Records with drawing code
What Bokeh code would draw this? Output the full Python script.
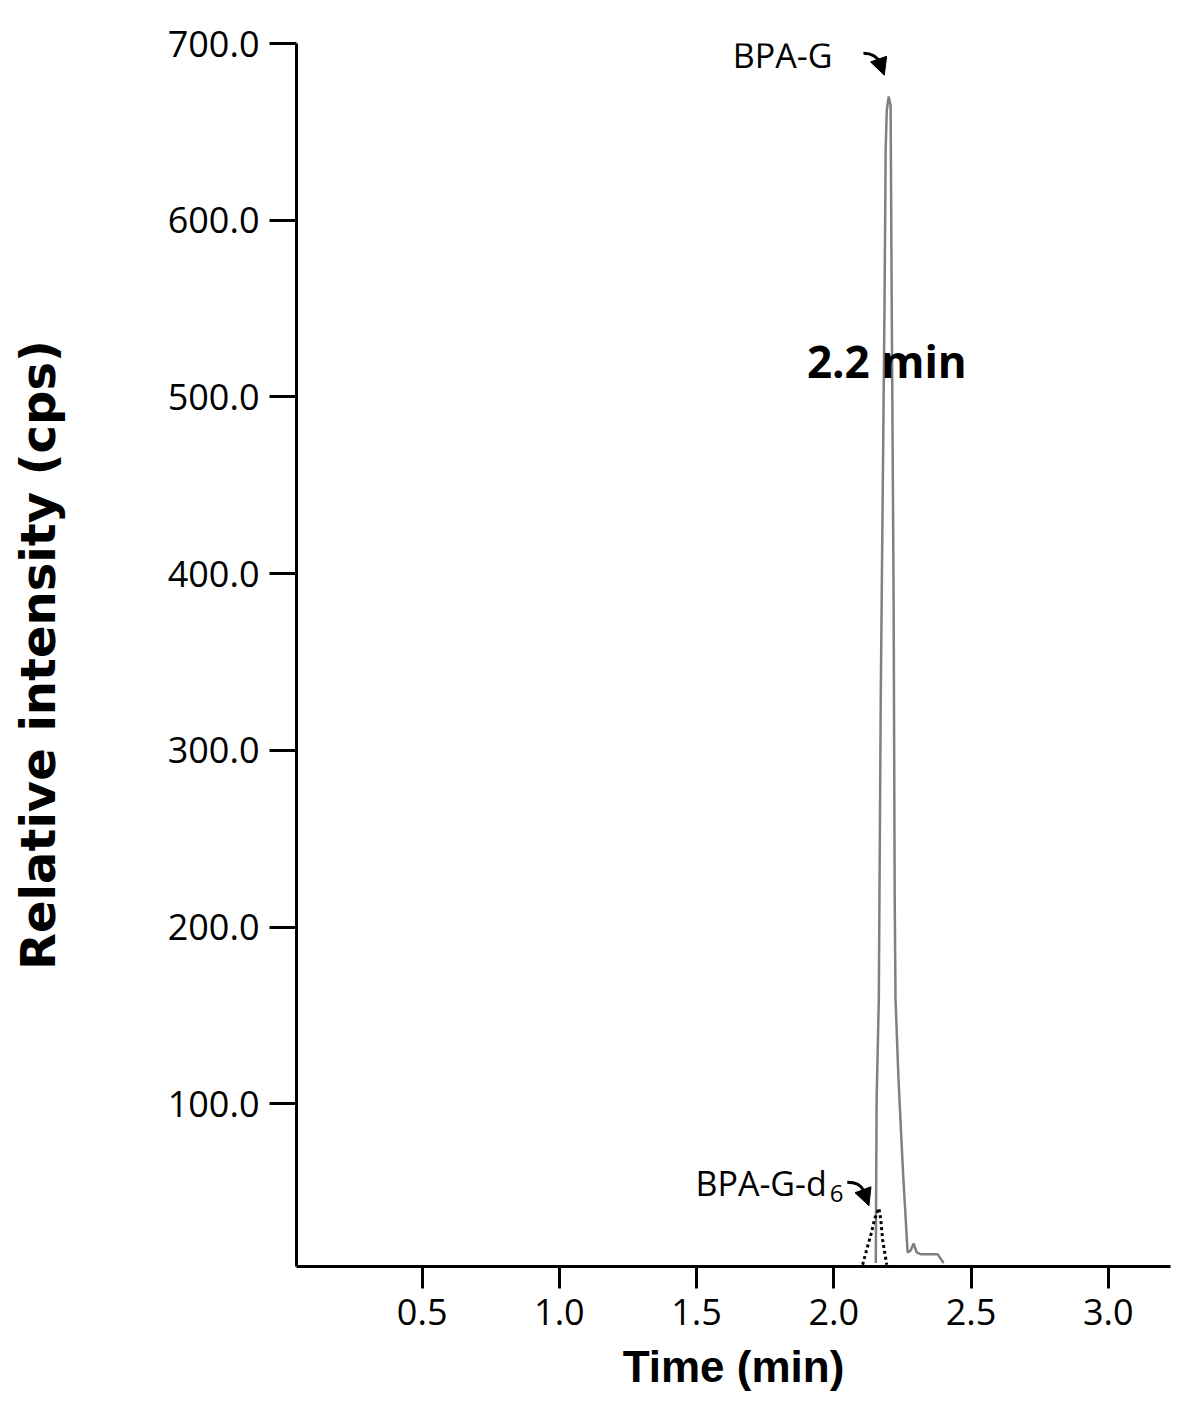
from bokeh.plotting import figure
from bokeh.models import Range1d, FixedTicker, NumeralTickFormatter, Label, Arrow, NormalHead
from bokeh.embed import file_html
from bokeh.resources import INLINE

# BPA-G trace (solid grey)
bpag_time = [2.153, 2.156, 2.164, 2.171, 2.178, 2.185, 2.189, 2.193, 2.200, 2.207, 2.209,
             2.211, 2.218, 2.222, 2.225, 2.236, 2.252, 2.269, 2.280, 2.291, 2.302, 2.316,
             2.378, 2.400]
bpag_int = [10, 102, 159, 328, 441, 555, 640, 662, 670, 665, 611,
            555, 385, 215, 159, 113, 62, 16, 17, 21, 16, 15,
            15, 10]

# BPA-G-d6 trace (dotted black)
d6_time = [2.105, 2.119, 2.137, 2.149, 2.164, 2.171, 2.178, 2.193]
d6_int = [9, 17, 27, 35, 41, 35, 23, 9]

x_ticks = [0.5, 1.0, 1.5, 2.0, 2.5, 3.0]
y_ticks = [100, 200, 300, 400, 500, 600, 700]

TICK_FONT = "Open Sans"
LABEL_FONT = "Liberation Sans"

p = figure(width=1177, height=1398, output_backend="svg", toolbar_location=None,
           x_range=Range1d(0.042, 3.227), y_range=Range1d(8, 700),
           min_border_left=296, min_border_right=7, min_border_top=43,
           min_border_bottom=132)
p.background_fill_color = "white"
p.border_fill_color = "white"
p.outline_line_color = None
p.xgrid.visible = False
p.ygrid.visible = False

for ax in (p.xaxis[0], p.yaxis[0]):
    ax.axis_line_width = 3
    ax.axis_line_color = "black"
    ax.major_tick_line_width = 3
    ax.major_tick_line_color = "black"
    ax.major_tick_in = 0
    ax.minor_tick_in = 0
    ax.minor_tick_out = 0
    ax.major_label_text_font = TICK_FONT
    ax.major_label_text_font_size = "36px"
    ax.major_label_text_color = "black"
    ax.axis_label_text_font_style = "bold"
    ax.axis_label_text_color = "black"

p.xaxis.axis_label_text_font = LABEL_FONT
p.xaxis.axis_label_text_font_size = "44px"
p.yaxis.axis_label_text_font = "DejaVu Sans"
p.yaxis.axis_label_text_font_size = "48px"

p.xaxis.ticker = FixedTicker(ticks=x_ticks)
p.yaxis.ticker = FixedTicker(ticks=y_ticks)
p.xaxis.formatter = NumeralTickFormatter(format="0.0")
p.yaxis.formatter = NumeralTickFormatter(format="0.0")
p.xaxis.major_tick_out = 22
p.yaxis.major_tick_out = 27
p.xaxis.major_label_standoff = 10
p.yaxis.major_label_standoff = 10
p.xaxis.axis_label = "Time (min)"
p.yaxis.axis_label = "Relative intensity (cps)"
p.xaxis.axis_label_standoff = 14
p.yaxis.axis_label_standoff = 99

p.line(bpag_time, bpag_int, line_color="#808080", line_width=2.5)
p.line(d6_time, d6_int, line_color="black", line_width=3, line_dash="3 3")

# Annotations
p.add_layout(Label(x=1.632, y=693.4, text="BPA-G", text_font=TICK_FONT,
                   text_font_size="34px", text_color="black", text_baseline="alphabetic"))
p.add_layout(Label(x=1.902, y=520.6, text="2.2 min", text_font=TICK_FONT,
                   text_font_size="44px", text_font_style="bold", text_color="black",
                   text_baseline="alphabetic"))
p.add_layout(Label(x=1.496, y=55.0, text="BPA-G-d", text_font=TICK_FONT,
                   text_font_size="34px", text_color="black", text_baseline="alphabetic"))
p.add_layout(Label(x=1.985, y=49.4, text="6", text_font=TICK_FONT,
                   text_font_size="24px", text_color="black", text_baseline="alphabetic"))

# Hooked arrows
p.bezier(x0=[2.108, 2.049], y0=[694.5, 55.7], x1=[2.168, 2.108], y1=[689.0, 51.0],
         cx0=[2.140, 2.080], cy0=[694.5, 55.7], cx1=[2.160, 2.100], cy1=[692.0, 54.0],
         line_color="black", line_width=3)
p.add_layout(Arrow(x_start=2.166, y_start=690.0, x_end=2.184, y_end=682.1,
                   line_color="black", line_width=3,
                   end=NormalHead(size=17, fill_color="black", line_color="black")))
p.add_layout(Arrow(x_start=2.105, y_start=52.0, x_end=2.128, y_end=42.4,
                   line_color="black", line_width=3,
                   end=NormalHead(size=17, fill_color="black", line_color="black")))

open("out.html", "w").write(file_html(p, INLINE))
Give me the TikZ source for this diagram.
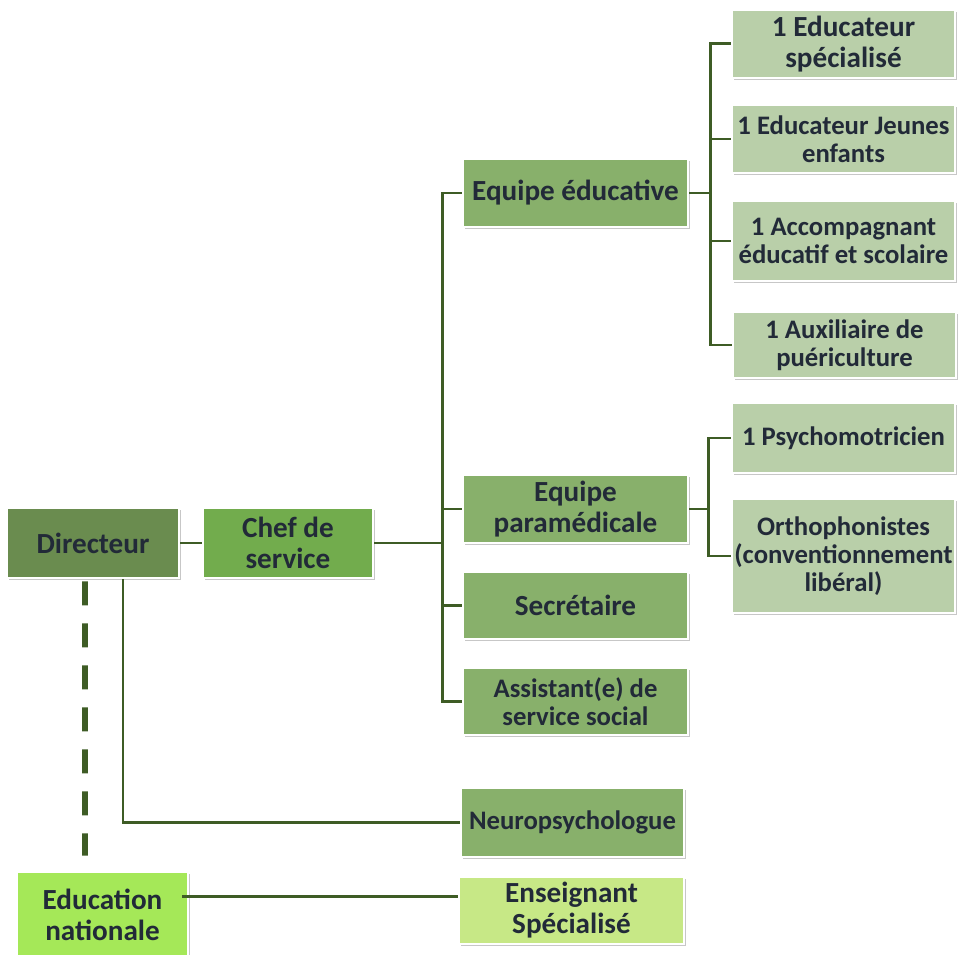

Instructions to follow —
Exclude the pictures. Write out the remaining data exactly.

Result of this exercise —
What Bokeh code would draw this? Output the full Python script.
from bokeh.plotting import figure
from bokeh.models import Range1d, FixedTicker, NumeralTickFormatter, Label, Arrow, NormalHead
from bokeh.embed import file_html
from bokeh.resources import INLINE

# BPA-G trace (solid grey)
bpag_time = [2.153, 2.156, 2.164, 2.171, 2.178, 2.185, 2.189, 2.193, 2.200, 2.207, 2.209,
             2.211, 2.218, 2.222, 2.225, 2.236, 2.252, 2.269, 2.280, 2.291, 2.302, 2.316,
             2.378, 2.400]
bpag_int = [10, 102, 159, 328, 441, 555, 640, 662, 670, 665, 611,
            555, 385, 215, 159, 113, 62, 16, 17, 21, 16, 15,
            15, 10]

# BPA-G-d6 trace (dotted black)
d6_time = [2.105, 2.119, 2.137, 2.149, 2.164, 2.171, 2.178, 2.193]
d6_int = [9, 17, 27, 35, 41, 35, 23, 9]

x_ticks = [0.5, 1.0, 1.5, 2.0, 2.5, 3.0]
y_ticks = [100, 200, 300, 400, 500, 600, 700]

TICK_FONT = "Open Sans"
LABEL_FONT = "Liberation Sans"

p = figure(width=1177, height=1398, output_backend="svg", toolbar_location=None,
           x_range=Range1d(0.042, 3.227), y_range=Range1d(8, 700),
           min_border_left=296, min_border_right=7, min_border_top=43,
           min_border_bottom=132)
p.background_fill_color = "white"
p.border_fill_color = "white"
p.outline_line_color = None
p.xgrid.visible = False
p.ygrid.visible = False

for ax in (p.xaxis[0], p.yaxis[0]):
    ax.axis_line_width = 3
    ax.axis_line_color = "black"
    ax.major_tick_line_width = 3
    ax.major_tick_line_color = "black"
    ax.major_tick_in = 0
    ax.minor_tick_in = 0
    ax.minor_tick_out = 0
    ax.major_label_text_font = TICK_FONT
    ax.major_label_text_font_size = "36px"
    ax.major_label_text_color = "black"
    ax.axis_label_text_font_style = "bold"
    ax.axis_label_text_color = "black"

p.xaxis.axis_label_text_font = LABEL_FONT
p.xaxis.axis_label_text_font_size = "44px"
p.yaxis.axis_label_text_font = "DejaVu Sans"
p.yaxis.axis_label_text_font_size = "48px"

p.xaxis.ticker = FixedTicker(ticks=x_ticks)
p.yaxis.ticker = FixedTicker(ticks=y_ticks)
p.xaxis.formatter = NumeralTickFormatter(format="0.0")
p.yaxis.formatter = NumeralTickFormatter(format="0.0")
p.xaxis.major_tick_out = 22
p.yaxis.major_tick_out = 27
p.xaxis.major_label_standoff = 10
p.yaxis.major_label_standoff = 10
p.xaxis.axis_label = "Time (min)"
p.yaxis.axis_label = "Relative intensity (cps)"
p.xaxis.axis_label_standoff = 14
p.yaxis.axis_label_standoff = 99

p.line(bpag_time, bpag_int, line_color="#808080", line_width=2.5)
p.line(d6_time, d6_int, line_color="black", line_width=3, line_dash="3 3")

# Annotations
p.add_layout(Label(x=1.632, y=693.4, text="BPA-G", text_font=TICK_FONT,
                   text_font_size="34px", text_color="black", text_baseline="alphabetic"))
p.add_layout(Label(x=1.902, y=520.6, text="2.2 min", text_font=TICK_FONT,
                   text_font_size="44px", text_font_style="bold", text_color="black",
                   text_baseline="alphabetic"))
p.add_layout(Label(x=1.496, y=55.0, text="BPA-G-d", text_font=TICK_FONT,
                   text_font_size="34px", text_color="black", text_baseline="alphabetic"))
p.add_layout(Label(x=1.985, y=49.4, text="6", text_font=TICK_FONT,
                   text_font_size="24px", text_color="black", text_baseline="alphabetic"))

# Hooked arrows
p.bezier(x0=[2.108, 2.049], y0=[694.5, 55.7], x1=[2.168, 2.108], y1=[689.0, 51.0],
         cx0=[2.140, 2.080], cy0=[694.5, 55.7], cx1=[2.160, 2.100], cy1=[692.0, 54.0],
         line_color="black", line_width=3)
p.add_layout(Arrow(x_start=2.166, y_start=690.0, x_end=2.184, y_end=682.1,
                   line_color="black", line_width=3,
                   end=NormalHead(size=17, fill_color="black", line_color="black")))
p.add_layout(Arrow(x_start=2.105, y_start=52.0, x_end=2.128, y_end=42.4,
                   line_color="black", line_width=3,
                   end=NormalHead(size=17, fill_color="black", line_color="black")))

open("out.html", "w").write(file_html(p, INLINE))
Give me the TikZ source for this diagram.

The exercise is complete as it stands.